> Set exercise
In the material below, identify each line bearing the word "this". Reproduce those lines.

** Start Given data **

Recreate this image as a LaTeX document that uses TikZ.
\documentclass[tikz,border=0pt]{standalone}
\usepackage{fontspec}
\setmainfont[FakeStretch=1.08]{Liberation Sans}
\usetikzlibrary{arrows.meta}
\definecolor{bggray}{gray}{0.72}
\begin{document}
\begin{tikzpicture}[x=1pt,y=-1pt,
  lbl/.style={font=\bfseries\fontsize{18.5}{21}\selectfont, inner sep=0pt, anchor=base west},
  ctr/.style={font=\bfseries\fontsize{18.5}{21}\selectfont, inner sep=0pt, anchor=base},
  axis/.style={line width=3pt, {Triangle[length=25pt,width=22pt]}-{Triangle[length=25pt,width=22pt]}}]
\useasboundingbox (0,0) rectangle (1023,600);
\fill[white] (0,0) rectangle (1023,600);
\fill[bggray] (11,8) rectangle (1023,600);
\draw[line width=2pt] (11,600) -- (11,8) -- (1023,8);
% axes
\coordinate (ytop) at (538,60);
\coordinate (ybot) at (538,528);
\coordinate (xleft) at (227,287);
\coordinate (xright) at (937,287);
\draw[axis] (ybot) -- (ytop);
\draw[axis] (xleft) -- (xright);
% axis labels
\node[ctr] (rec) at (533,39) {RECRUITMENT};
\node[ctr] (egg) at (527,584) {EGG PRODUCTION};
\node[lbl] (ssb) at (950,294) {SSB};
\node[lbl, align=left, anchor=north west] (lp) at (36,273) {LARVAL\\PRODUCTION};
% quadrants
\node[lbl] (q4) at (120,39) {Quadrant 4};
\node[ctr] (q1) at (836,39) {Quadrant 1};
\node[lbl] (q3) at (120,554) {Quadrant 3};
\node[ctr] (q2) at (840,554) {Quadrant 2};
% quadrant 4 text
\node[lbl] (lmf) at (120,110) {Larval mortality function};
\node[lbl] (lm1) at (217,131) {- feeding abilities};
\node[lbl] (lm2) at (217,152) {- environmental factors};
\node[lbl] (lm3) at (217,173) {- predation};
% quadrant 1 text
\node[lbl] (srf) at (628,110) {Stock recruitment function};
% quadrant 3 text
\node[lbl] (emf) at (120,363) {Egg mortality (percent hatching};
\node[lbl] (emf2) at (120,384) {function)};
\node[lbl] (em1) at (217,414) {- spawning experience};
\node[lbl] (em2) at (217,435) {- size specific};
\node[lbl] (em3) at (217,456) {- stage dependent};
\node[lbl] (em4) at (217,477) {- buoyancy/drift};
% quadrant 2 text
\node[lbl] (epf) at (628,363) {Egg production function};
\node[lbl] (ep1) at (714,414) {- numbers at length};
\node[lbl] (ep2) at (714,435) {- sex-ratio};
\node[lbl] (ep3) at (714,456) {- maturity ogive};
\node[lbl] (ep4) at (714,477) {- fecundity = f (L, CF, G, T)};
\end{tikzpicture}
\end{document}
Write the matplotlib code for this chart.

** End Given data **
** Start Given data **

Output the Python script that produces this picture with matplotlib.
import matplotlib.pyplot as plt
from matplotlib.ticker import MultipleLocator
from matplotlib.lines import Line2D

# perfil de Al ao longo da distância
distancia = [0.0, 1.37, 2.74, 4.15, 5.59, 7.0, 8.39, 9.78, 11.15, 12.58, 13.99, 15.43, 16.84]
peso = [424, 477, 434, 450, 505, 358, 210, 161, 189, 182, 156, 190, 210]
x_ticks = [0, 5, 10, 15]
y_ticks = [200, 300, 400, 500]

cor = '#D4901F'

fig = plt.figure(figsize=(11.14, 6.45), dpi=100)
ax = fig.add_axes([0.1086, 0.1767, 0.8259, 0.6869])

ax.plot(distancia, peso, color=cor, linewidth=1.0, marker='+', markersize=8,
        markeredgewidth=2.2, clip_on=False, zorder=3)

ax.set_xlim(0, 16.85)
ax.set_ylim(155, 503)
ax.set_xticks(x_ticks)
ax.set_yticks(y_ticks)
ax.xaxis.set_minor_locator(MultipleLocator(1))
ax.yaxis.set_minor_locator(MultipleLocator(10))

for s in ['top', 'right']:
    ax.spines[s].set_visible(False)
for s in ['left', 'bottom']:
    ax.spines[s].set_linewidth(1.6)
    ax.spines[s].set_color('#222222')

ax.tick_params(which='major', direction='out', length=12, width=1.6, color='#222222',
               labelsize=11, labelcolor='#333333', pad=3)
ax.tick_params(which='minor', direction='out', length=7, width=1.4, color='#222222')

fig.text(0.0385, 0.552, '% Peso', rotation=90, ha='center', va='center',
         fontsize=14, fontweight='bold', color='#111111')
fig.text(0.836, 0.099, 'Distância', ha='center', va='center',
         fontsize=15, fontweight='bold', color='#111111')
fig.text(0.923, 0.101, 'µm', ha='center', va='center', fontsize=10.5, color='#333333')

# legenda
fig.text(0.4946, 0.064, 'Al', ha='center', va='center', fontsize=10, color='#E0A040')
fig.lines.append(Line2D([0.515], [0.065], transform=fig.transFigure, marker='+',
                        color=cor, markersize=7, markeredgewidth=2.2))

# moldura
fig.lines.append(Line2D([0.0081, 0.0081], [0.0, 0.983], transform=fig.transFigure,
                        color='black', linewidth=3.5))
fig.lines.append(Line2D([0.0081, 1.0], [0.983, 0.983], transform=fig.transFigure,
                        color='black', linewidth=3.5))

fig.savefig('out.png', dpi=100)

** End Given data **

> Task solution
Recreate this image as a LaTeX document that uses TikZ.
Write the matplotlib code for this chart.
Output the Python script that produces this picture with matplotlib.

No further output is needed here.